Re: Starting a local open-mic
It doesn't seem to antagonize so much as result in a loud bar of patrons trying to talk over the comedy as comedians try to talk over patrons.
That's exactly what I meant by "antagonize". That sounds awful for everyone. I know an audience of comics can be pretty tight, but they let you do your material, which is the main point of an open mic to begin with.
Actually, an audience of comics is the best audience for an open mic -- they're largely polite, and don't tend to fall for hack jokes (though they may have their own biases you have to correct for). If you regularly have actual non-comic audience members who are there to see a show, it's stupid to have an open mic at that venue. Book the show, entertain the civilians, build something.
What you're describing is no valid alternative to anything.
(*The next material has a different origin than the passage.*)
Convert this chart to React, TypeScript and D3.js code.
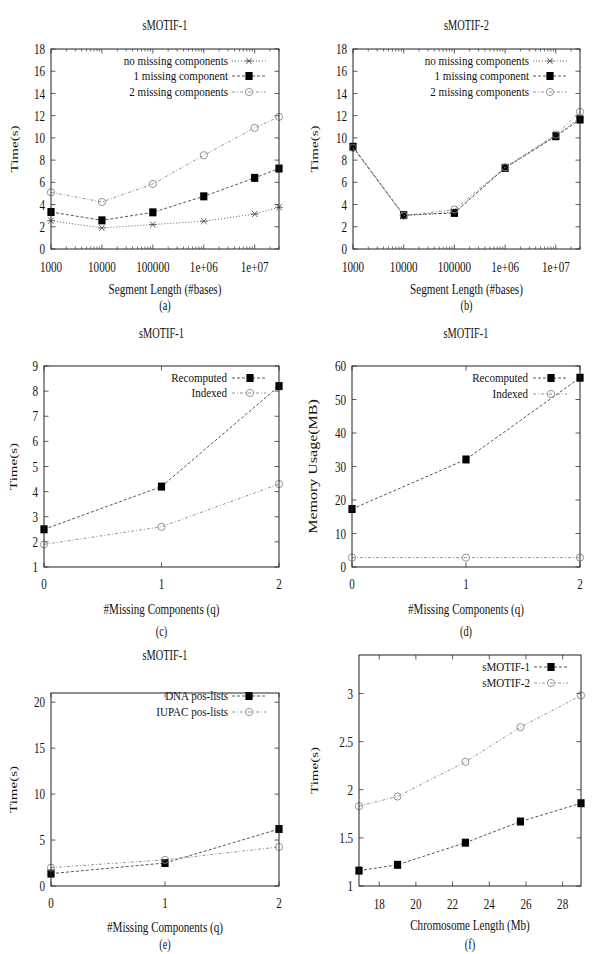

And I guess my point is not so much that that existing open mic should close -- though there are serious ethical and business issues with the idea of stand-up (open-mic stand-up, at that) being presented to an audience which is likely to see it as an annoyance. That's not good for anyone. Not on the night, not in the long term. Why would you want the people who go to that bar to associate stand-up comedy with some jerk with a microphone trying to shout over them? You're not just killing one audience on the night, you're killing potential future audiences for real shows.
(Not you specifically. I know.)
But at the very least, can we agree that just because misfortune has thrust one open mic into a terrible situation, that's no reason to deliberately create another terrible open mic?
Erik Charles Nielsen is a moderately funny fellow... right?